The firm’s Bogotá-based partner Alejandro Mesa acknowledges that the trade bloc – which consists of Colombia, Chile, Mexico and Peru – is “still a work in progress”, but he adds: “Clients are starting to see the benefits, but the potential of the Pacific Alliance has not been fully exploited.” As an example, Mesa highlights how the capital markets of Colombia, Peru and Chile are working towards integrating, though “full integration” has yet to be achieved.
José Roberto Martins, partner at Trench, Rossi e Watanable – Baker & McKenzie’s associated firm in Brazil – agrees that the integration of Colombia and Chile and Peru’s capital markets would create a considerable number of opportunities, and, as a consequence says he is “very excited about the Pacific Alliance” as the four economies in the trade bloc are “even more attractive together”.
Meanwhile, Mesa says that Colombia’s 4G road infrastructure programme will create significant investment opportunities. The 4G programme aims to generate investment of around $47 billion in order to complete a total of 40 projects that will include work on more than 1,300 kilometres of dual carriageways, 125 kilometres of tunnels and 146 kilometres of viaducts.
Elsewhere, Mexico is a market that is experiencing a major increase in investment. Baker & McKenzie’s Mexico City-based partner Benjamin Torres-Barrón says: “Investment [in Mexico] has clearly increased by a significant amount, the country used to rely a lot on US investment, but Latin American countries are investing in Mexico and it is also a natural market for Spanish companies, who realised they had to go abroad to survive.”
What challenges do investors face when investing in Latin America? Torres-Barrón highlights difficulties experienced in the real estate sector. “In the real estate market, there are access to land and rights of way issues because of Latin American countries’ indigenous laws,” he says. Meanwhile, labour laws can also pose challenges for investors, according to Martins. “Labour can be very costly because there are lots of applicable mandatory rights,” he adds.

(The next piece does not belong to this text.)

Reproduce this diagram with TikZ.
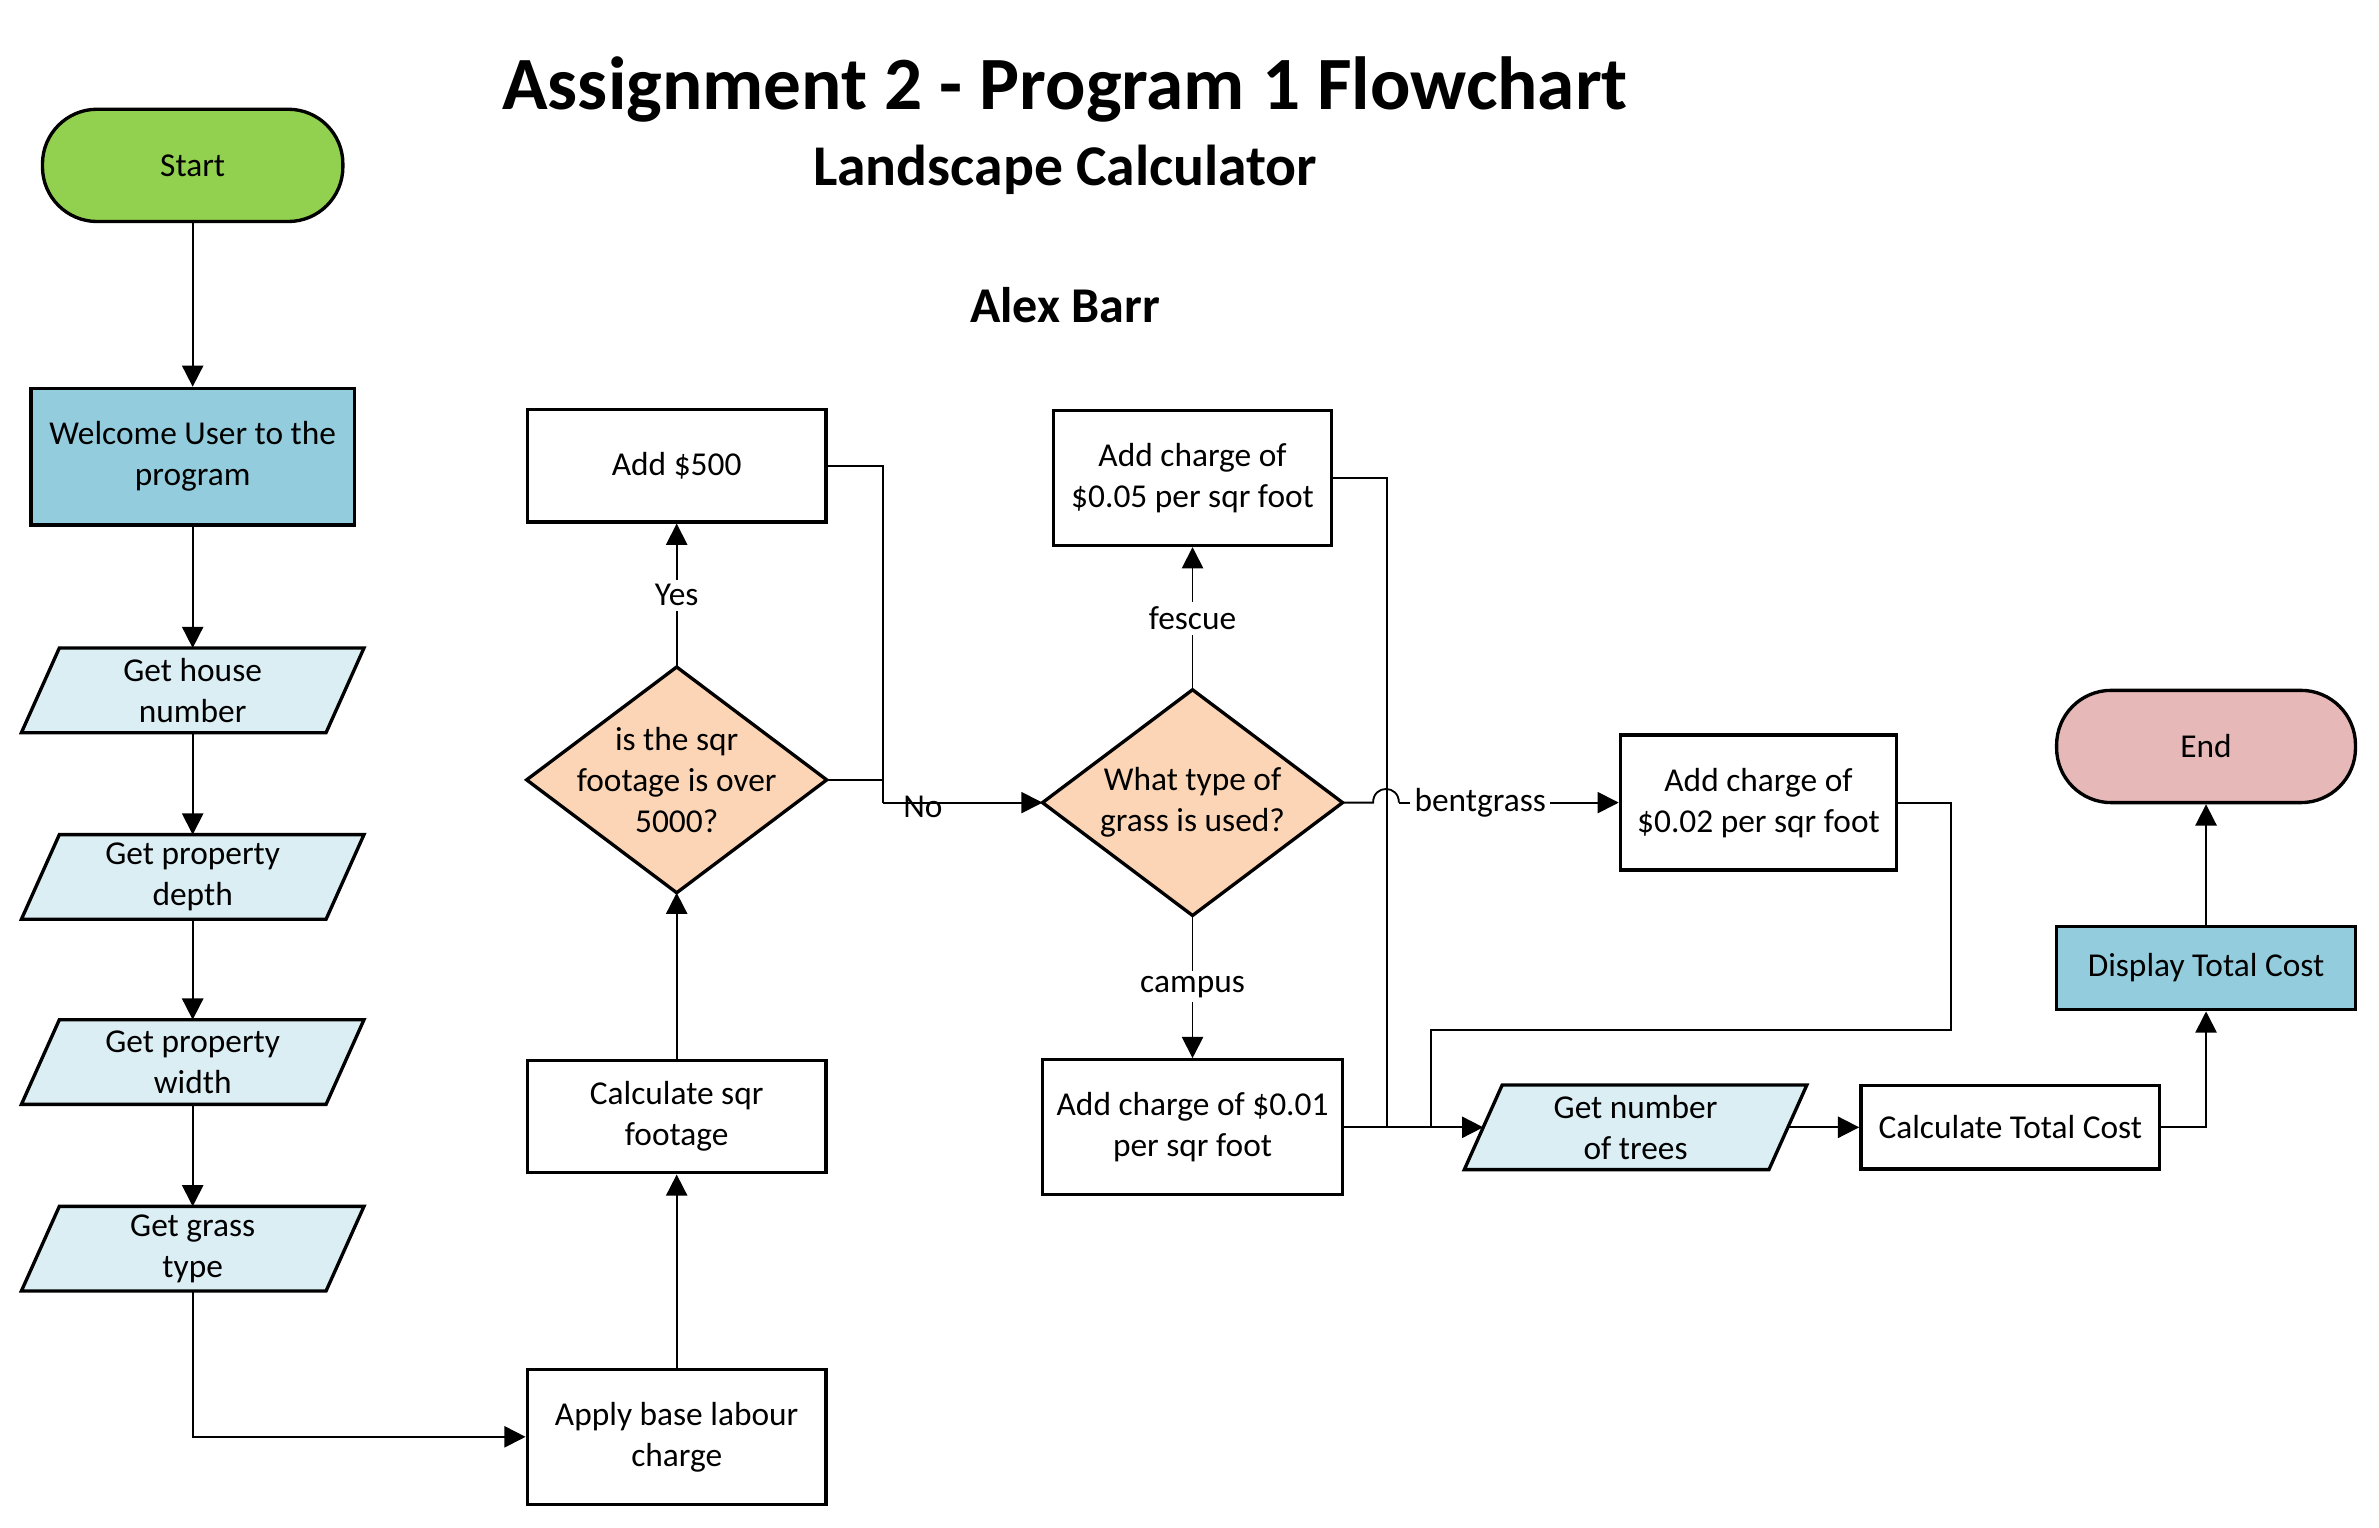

Overall, opportunities in the Latin American market have driven considerable growth at Baker & McKenzie in the last year. The firm’s Latin American offices have experienced total growth of 20 per cent in the last 12 months, according to Martins.
Torres-Barrón says that, because Baker & McKenzie is a full-service firm it is not dependent only on transactional work, and that, in some Latin American countries, its litigation work is on the increase. He adds that legal market competition is increasing: “Many small and mid-sized firms are opening in Mexico, often as a boutique or as a full-service firm backed by a foreign firm.” Martins says that increased completion in Latin American legal markets is welcomed, though he adds: “Competitors often have a different model – we are truly local. It’s hard to have a small presence in the region – Baker & McKenzie has 700 lawyers in Latin America.”